Instructions for the task »
Search the data for the string "Write" and gather each line it is in.
===== Dataset records
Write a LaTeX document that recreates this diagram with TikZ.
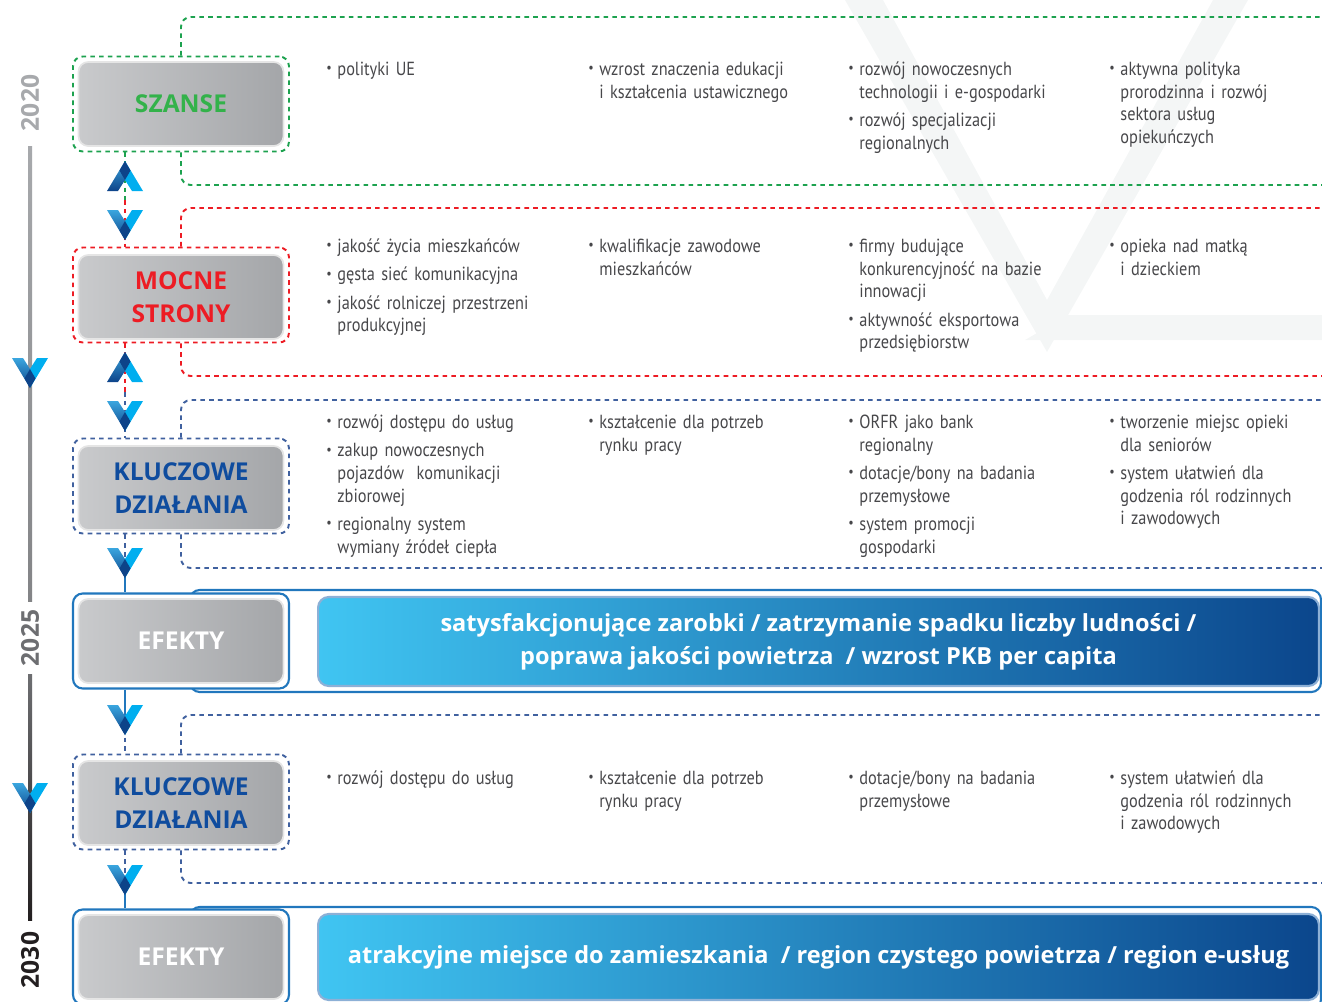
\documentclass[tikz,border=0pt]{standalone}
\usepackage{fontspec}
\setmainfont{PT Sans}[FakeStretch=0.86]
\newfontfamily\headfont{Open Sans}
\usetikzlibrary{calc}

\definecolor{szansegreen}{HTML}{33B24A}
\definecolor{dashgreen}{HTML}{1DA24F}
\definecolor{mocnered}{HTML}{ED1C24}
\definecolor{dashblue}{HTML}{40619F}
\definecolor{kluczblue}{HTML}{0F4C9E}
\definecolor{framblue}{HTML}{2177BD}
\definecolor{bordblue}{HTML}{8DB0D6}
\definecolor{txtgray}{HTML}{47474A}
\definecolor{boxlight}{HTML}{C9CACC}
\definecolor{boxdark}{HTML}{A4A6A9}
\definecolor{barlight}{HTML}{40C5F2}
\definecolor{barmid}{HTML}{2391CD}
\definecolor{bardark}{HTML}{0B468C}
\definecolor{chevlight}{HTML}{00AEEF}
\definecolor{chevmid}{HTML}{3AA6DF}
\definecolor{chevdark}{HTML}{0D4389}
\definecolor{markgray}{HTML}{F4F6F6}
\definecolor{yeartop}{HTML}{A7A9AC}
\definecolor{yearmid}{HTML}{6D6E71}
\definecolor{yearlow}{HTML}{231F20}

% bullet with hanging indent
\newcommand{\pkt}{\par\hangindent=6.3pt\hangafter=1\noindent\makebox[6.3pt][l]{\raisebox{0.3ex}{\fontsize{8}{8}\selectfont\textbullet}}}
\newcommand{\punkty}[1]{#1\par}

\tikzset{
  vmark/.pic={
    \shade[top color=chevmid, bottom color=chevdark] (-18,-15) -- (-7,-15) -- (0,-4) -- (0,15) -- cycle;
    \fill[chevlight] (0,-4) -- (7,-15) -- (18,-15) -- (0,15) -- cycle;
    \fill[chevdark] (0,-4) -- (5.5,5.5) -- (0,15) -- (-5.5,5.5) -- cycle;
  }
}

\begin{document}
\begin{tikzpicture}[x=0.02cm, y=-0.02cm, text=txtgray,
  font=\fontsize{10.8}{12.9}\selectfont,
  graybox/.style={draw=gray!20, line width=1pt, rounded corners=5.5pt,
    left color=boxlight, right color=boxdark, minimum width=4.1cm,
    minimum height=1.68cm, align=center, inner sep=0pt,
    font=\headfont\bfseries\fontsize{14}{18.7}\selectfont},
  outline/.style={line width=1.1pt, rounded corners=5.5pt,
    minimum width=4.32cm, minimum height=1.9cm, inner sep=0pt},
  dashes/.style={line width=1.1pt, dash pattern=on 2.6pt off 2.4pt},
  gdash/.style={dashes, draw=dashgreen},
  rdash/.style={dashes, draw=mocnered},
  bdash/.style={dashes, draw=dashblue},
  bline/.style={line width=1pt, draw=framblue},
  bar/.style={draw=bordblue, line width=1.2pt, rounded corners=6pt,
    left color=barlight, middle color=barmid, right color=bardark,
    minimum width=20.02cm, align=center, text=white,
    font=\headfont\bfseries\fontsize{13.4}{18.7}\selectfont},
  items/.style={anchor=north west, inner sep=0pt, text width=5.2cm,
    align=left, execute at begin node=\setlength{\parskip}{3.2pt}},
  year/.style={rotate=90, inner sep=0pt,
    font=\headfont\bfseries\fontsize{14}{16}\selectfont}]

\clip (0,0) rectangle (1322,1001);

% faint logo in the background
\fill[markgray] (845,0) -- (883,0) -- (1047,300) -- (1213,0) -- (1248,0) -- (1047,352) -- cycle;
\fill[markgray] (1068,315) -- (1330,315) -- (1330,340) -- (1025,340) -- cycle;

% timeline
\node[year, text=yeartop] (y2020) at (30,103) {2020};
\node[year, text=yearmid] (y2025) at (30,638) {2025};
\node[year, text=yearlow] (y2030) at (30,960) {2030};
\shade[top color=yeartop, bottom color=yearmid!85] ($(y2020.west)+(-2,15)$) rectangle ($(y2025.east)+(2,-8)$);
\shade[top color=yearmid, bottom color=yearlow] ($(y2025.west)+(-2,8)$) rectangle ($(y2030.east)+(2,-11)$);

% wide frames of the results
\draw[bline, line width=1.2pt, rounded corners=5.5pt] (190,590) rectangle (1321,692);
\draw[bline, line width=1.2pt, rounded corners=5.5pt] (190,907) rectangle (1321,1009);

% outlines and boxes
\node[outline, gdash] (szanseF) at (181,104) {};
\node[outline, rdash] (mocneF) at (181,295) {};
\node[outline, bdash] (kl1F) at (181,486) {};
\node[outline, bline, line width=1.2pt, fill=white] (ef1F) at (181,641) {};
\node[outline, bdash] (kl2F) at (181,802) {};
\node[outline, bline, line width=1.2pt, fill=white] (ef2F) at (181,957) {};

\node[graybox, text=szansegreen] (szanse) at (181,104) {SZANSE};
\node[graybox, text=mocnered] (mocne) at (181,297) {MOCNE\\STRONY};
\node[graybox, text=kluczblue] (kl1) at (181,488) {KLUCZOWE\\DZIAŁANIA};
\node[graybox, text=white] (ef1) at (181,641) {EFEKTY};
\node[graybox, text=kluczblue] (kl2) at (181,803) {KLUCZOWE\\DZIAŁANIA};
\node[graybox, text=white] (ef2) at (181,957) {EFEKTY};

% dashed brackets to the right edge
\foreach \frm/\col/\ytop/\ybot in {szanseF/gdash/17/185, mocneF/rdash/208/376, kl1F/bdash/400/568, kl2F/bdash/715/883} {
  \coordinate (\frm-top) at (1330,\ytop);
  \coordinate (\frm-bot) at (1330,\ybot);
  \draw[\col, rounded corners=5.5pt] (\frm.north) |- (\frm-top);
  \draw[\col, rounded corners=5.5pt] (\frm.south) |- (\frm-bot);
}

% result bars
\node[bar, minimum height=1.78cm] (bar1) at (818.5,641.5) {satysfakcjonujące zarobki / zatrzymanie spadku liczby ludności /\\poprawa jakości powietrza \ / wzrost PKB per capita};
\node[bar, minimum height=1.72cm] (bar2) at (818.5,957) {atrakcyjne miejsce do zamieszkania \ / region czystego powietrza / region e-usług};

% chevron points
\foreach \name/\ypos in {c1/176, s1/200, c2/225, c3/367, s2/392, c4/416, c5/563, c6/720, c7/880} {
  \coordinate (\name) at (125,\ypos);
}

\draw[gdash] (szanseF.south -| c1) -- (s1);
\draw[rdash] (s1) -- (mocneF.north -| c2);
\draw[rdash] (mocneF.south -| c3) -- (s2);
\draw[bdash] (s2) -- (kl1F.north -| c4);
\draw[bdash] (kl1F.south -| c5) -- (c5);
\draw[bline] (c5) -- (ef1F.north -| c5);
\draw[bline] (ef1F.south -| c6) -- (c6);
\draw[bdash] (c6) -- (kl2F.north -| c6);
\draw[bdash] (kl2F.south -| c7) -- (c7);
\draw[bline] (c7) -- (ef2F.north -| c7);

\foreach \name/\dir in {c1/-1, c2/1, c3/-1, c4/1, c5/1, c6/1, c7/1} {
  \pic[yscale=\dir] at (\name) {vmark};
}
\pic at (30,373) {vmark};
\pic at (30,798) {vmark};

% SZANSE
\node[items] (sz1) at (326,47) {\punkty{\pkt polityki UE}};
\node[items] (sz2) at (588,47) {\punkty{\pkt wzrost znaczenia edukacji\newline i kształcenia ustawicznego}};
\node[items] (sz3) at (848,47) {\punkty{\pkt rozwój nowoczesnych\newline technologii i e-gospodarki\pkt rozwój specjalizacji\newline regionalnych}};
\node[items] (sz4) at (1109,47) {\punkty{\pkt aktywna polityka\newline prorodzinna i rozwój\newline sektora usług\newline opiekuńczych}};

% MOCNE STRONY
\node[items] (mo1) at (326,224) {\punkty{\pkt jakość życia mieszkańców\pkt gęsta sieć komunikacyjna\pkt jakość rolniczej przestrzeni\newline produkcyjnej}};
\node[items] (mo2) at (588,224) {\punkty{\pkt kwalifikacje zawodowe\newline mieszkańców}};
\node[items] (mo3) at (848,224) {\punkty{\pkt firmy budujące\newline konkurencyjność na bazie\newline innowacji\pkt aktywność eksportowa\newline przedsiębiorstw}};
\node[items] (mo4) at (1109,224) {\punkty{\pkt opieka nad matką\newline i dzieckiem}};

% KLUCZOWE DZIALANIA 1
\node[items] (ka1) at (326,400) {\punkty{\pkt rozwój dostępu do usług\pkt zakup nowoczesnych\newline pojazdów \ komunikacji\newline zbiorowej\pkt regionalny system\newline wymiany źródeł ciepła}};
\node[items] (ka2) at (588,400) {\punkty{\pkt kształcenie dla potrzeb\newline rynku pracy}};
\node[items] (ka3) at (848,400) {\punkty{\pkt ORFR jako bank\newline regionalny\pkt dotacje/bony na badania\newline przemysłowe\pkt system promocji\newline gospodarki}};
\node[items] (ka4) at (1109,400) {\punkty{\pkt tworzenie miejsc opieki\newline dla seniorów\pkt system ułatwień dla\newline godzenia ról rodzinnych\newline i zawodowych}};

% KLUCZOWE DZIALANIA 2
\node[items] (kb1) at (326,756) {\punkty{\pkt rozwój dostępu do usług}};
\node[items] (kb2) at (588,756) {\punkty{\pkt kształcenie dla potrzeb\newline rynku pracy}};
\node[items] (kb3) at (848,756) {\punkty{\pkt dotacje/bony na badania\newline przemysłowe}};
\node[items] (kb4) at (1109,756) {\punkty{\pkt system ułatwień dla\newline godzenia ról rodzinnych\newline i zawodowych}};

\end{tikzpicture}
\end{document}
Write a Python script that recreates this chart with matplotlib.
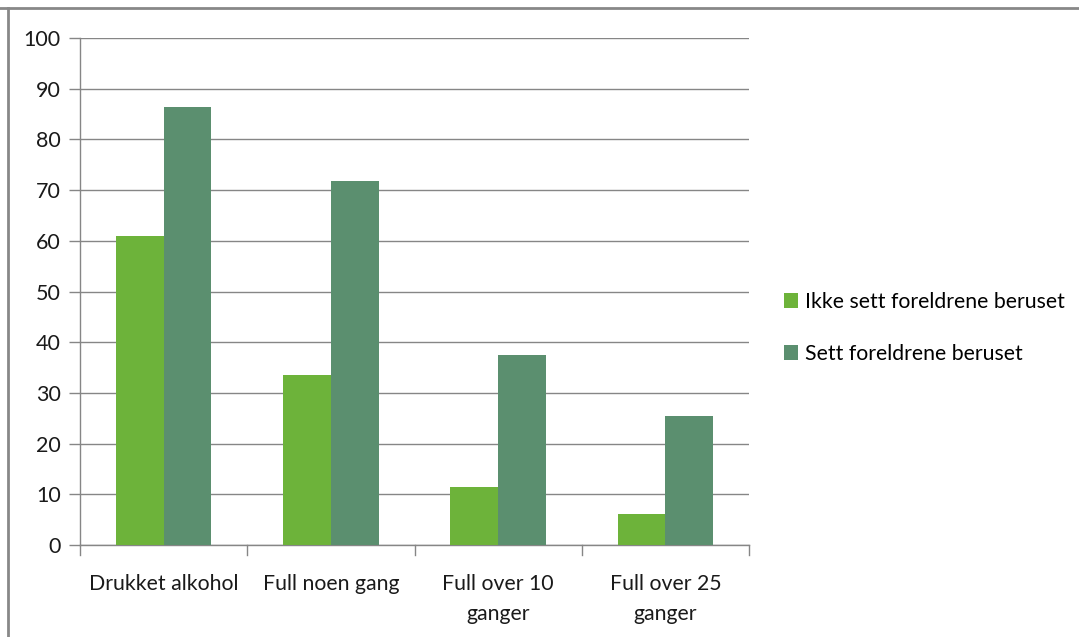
==========
Result of this task »
Write a LaTeX document that recreates this diagram with TikZ.
Write a Python script that recreates this chart with matplotlib.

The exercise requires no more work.